¡Existo! Incluso en el tormento existo

Así como John, el salvaje de Huxley, se negaba a aceptar un orden tranquilizador pero inhumano, Dostoievski nos plantea el mismo dilema a través del terrible diálogo entre Cristo y el Gran Inquisidor, que es el corazón de su novela Los hermanos Karamazov.
“¿Olvidaste que el hombre prefiere la paz, e incluso la muerte, a la libertad para discernir el bien y el mal?”. Esta es la gran acusación que el viejo inquisidor, haciéndose eco de las tentaciones del “Espíritu de la nada” en el desierto, lanza contra Cristo. Los hombres tienen miedo de la libertad y, por eso, prefieren abrazar la paz y la felicidad que “el Espíritu de las profundidades” ofrece sibilinamente. Si para ello han de vender su alma a Satanás, “bienvendida” estará. El ansia de pan (primera tentación), el anhelo por superar las incertidumbres humanas (segunda tentación), y el sueño de un poder y una autoridad definitivas (tercera tentación) perturban el corazón de los “débiles revoltosos” que, antes de seguir padeciendo la libertad, prefieren entregarla.
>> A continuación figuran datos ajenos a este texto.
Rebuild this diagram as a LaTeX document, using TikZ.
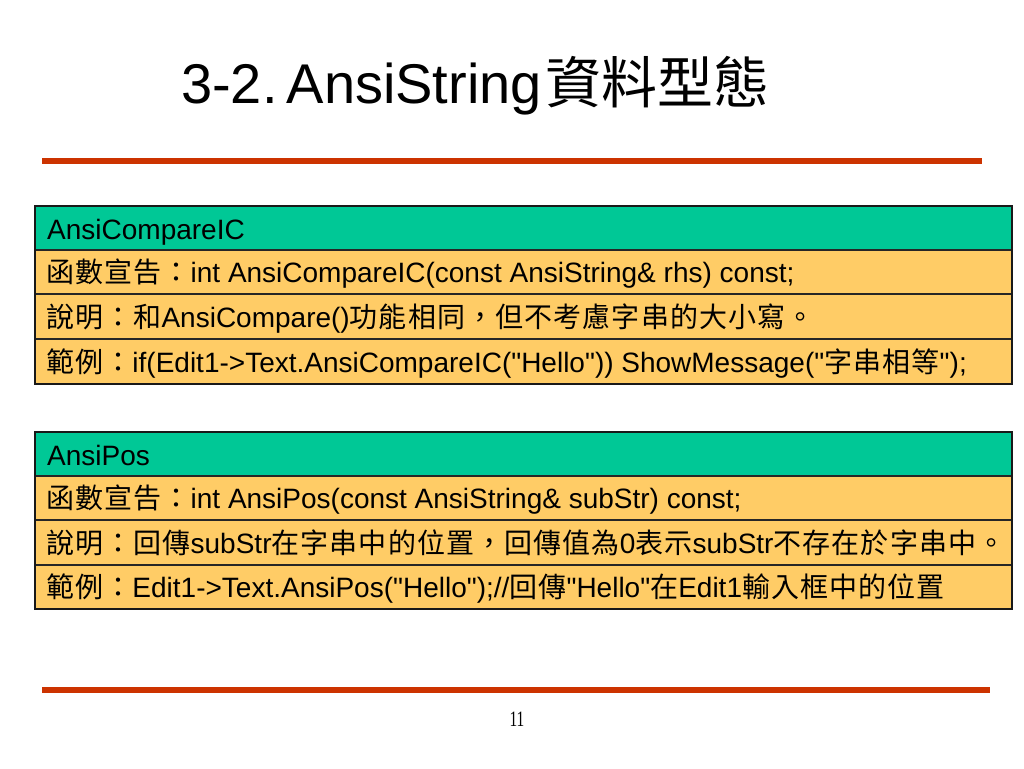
\documentclass[tikz,border=0pt]{standalone}
\usepackage{fontspec}
\newfontfamily\arialfont{Liberation Sans}
\newfontfamily\cjkfont{Noto Sans CJK TC}[LetterSpace=4]
\newfontfamily\cjktitle{Noto Sans CJK TC}
\newfontfamily\numfont{Liberation Serif}
\newcommand{\cj}[1]{{\cjkfont #1}}
\definecolor{tealc}{RGB}{0,200,150}
\definecolor{orangec}{RGB}{255,204,102}
\definecolor{redline}{RGB}{204,51,0}
\begin{document}
\begin{tikzpicture}[x=1pt,y=-1pt,
  hdrcell/.style={fill=tealc},
  rowcell/.style={fill=orangec},
  cellline/.style={draw=black!85, line width=1.2pt},
  outerline/.style={draw=black!90, line width=2.4pt},
  celltext/.style={anchor=base west, inner sep=0pt, font=\arialfont\fontsize{28}{34}\selectfont},
  rule/.style={draw=redline, line width=6pt}]
\useasboundingbox (0,0) rectangle (1024,768);
\fill[white] (0,0) rectangle (1024,768);

% title
\node[anchor=base west, inner sep=0pt, font=\arialfont\fontsize{56}{66}\selectfont] (title) at (181,103)
  {3-2.\hspace{9pt}AnsiString\hspace{4pt}{\cjktitle 資料型態}};

% rules
\draw[rule] (42,161) -- (982,161);
\draw[rule] (42,690) -- (990,690);

% table 1
\fill[hdrcell] (35,206) rectangle (1012,250);
\fill[rowcell] (35,250) rectangle (1012,384);
\draw[cellline] (35,250) -- (1012,250);
\draw[cellline] (35,294) -- (1012,294);
\draw[cellline] (35,339) -- (1012,339);
\draw[outerline] (35,206) rectangle (1012,384);
\node[celltext] (t1h) at (47,239) {AnsiCompareIC};
\node[celltext] (t1a) at (46,282) {\cj{函數宣告：}int AnsiCompareIC(const AnsiString\& rhs) const;};
\node[celltext] (t1b) at (46,327) {\cj{說明：和}AnsiCompare()\cj{功能相同，但不考慮字串的大小寫。}};
\node[celltext] (t1c) at (46,372) {\cj{範例：}if(Edit1->Text.AnsiCompareIC("Hello")) ShowMessage("\cj{字串相等}");};

% table 2
\fill[hdrcell] (35,432) rectangle (1012,476);
\fill[rowcell] (35,476) rectangle (1012,609);
\draw[cellline] (35,476) -- (1012,476);
\draw[cellline] (35,520) -- (1012,520);
\draw[cellline] (35,565) -- (1012,565);
\draw[outerline] (35,432) rectangle (1012,609);
\node[celltext] (t2h) at (47,465) {AnsiPos};
\node[celltext] (t2a) at (46,508) {\cj{函數宣告：}int AnsiPos(const AnsiString\& subStr) const;};
\node[celltext] (t2b) at (46,553) {\cj{說明：回傳}subStr\cj{在字串中的位置，回傳值為}0\cj{表示}subStr\cj{不存在於字串中。}};
\node[celltext] (t2c) at (46,597) {\cj{範例：}Edit1->Text.AnsiPos("Hello");//\cj{回傳}"Hello"\cj{在}Edit1\cj{輸入框中的位置}};

% page number
\node[anchor=base, inner sep=0pt, xscale=0.7, font=\numfont\fontsize{22}{26}\selectfont] (pg) at (517,726) {11};
\end{tikzpicture}
\end{document}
“¿Acaso no es una prueba de amor a los hombres comprender su debilidad, aligerar su carga, incluso tolerar el pecado, teniendo en cuenta su flaqueza, siempre que lo hagan con nuestro permiso?”. El Cristo de Dostoievski calla y escucha al viejo en silencio, quizás porque no tenga nada que añadir, nada distinto de lo que hizo y dijo en otro tiempo.
Dostoievski, que no amaba las fórmulas precocinadas ni las respuestas pseudo-intelectuales, responde con un grito desgarrador al final de su novela. Las palabras de Dimitri Karamazov no llegan siquiera a maldecir su miserable situación, tampoco a lloriquear un destino más favorable. Es la libertad de un hombre que no quiere escapar de sí mismo, el alma descubierta de un Karamazov que no ha querido malvender su libertad al Espíritu de la nada.
¿El sufrimiento? No le temo, por cruel que sea. Antes le temía, pero ahora no le temo. Siento en mí una energía que me permitirá hacer frente a todos los sufrimientos, con tal que pueda decirme a cada momento: “¡Existo!”. Incluso en el tormento, aun en las convulsiones de la tortura, existo. Y atado a la picota, sigo existiendo; veo el sol, y si no lo veo, sé que brilla. Y saber esto es vivir plenamente. ¡Oh Aliocha, mi buen Aliocha; la filosofía es mi perdición! ¡Al diablo la filosofía!